Oh, and pandahoneybee and I are meeting in Charlotte this week if you get desperate for secular companionship...only one problem...we both have teen/tween boys. LOL!!

Deb417
11-20-2011, 07:52 PM
Topsy, I'm a member of hbec, and here's what I have to say about it:
- I hate yahoo groups. Hate 'em. Hard to navigate/use, cumbersome to read, repetitive. I belong to at least four other Yahoo groups for hsing in NC, and feel the same about each. I subscribe, but don't like using them to communicate, I use them purely as a means of *getting* information from others (sorry to say)

- Most of what I see on hbec I see in at least one other place (if not two), and often it's not timely if you just get the daily digest e-mails as I do. I've routinely gotten e-mails notifying me of things that have already happened.

- They may have that many members, but you see the same dozen names over and over b/c there are people who like using Yahoo groups, and then there are people who have lives to live ;)

- The vast majority of people most active and best served by hbec do have middle school or older kids (and most of those are boys).

- Did I mention how much my techno-snobby self LOATHES Yahoo groups? They are just sooooo last century.

:)

Avalon
11-20-2011, 11:19 PM
I'll be your friend! Unfortunately, I live about 3000 miles away, I think. I also had a hard time making real connections with people. I attended lots of events and signed my kids up for lots of field trips and classes, and volunteered to organize lots of stuff. We met a lot of people, but it didn't translate into actual friendships. We've been homeschooling for about 6 years now, and we're finally starting to feel like part of something in the past year. I think the real turning point was when I truly broke down and flat out TOLD some of our acquaintances that my dd was desperate for friends, she wanted to go to school, and I was at my wit's end, and asked for their help. A few ladies, who probably just didn't realize that they should call us and include us, actually started doing so.
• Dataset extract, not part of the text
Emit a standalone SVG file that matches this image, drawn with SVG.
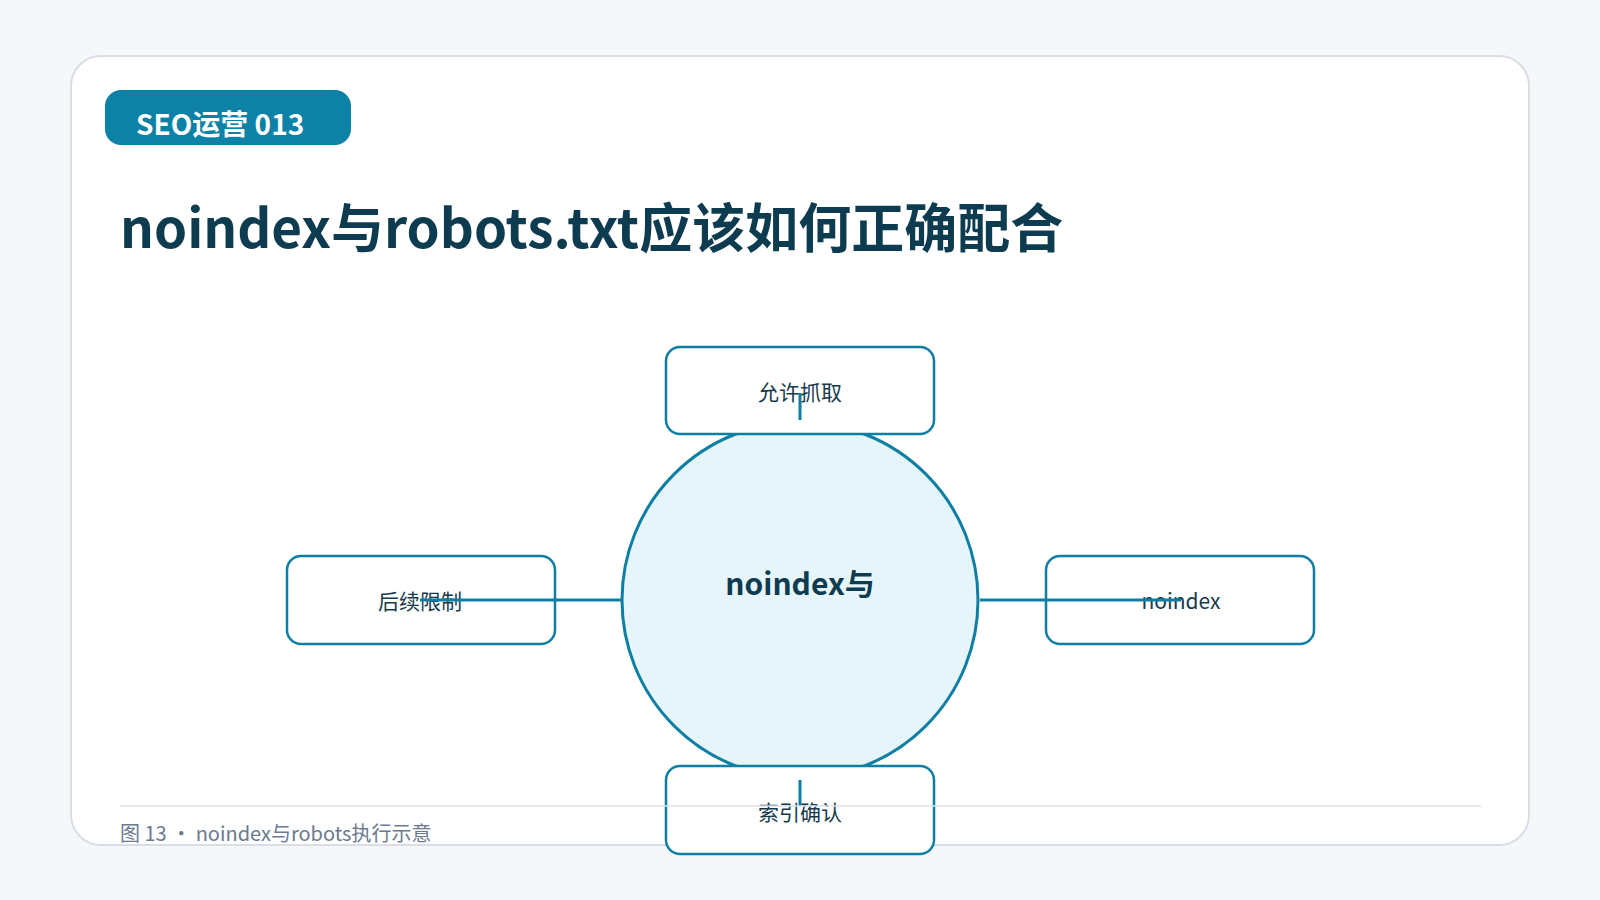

These people are not necessarily the best match for me personally, but my daughter likes their kids and they have a lot of fun, and that is good enough for me.

kewb22
11-21-2011, 07:47 AM
It is totally like dating. I actually it described it that way to a new homeschooling mom I met. It is not easy to meet like minded people. Especially if you have not been homeschooling since the beginning.

CatInTheSun
11-21-2011, 11:57 AM
Oh dear, sounds even grimmer than I thought! <sigh>

lafemmedesfemmes
11-22-2011, 08:54 PM
personally, i treat my social needs and my kids' social needs as two separate problems. i currently work full-time outside the home and homeschool kid1 in the evenings after work. but when i was a sahm, i spent time with my two or three super-close friends and a fistful of acquaintances. none of them homeschool, and i consider it a bonus that our children all get along reasonably well. now that my kids are signed up with co-ops and go to park-days (my husband handles transportation for that, now that he's home with them during the day), they each have a kid or two that they look forward to seeing, which is awesome. if i happen to make a friend among the co-op parents, that would be a bonus.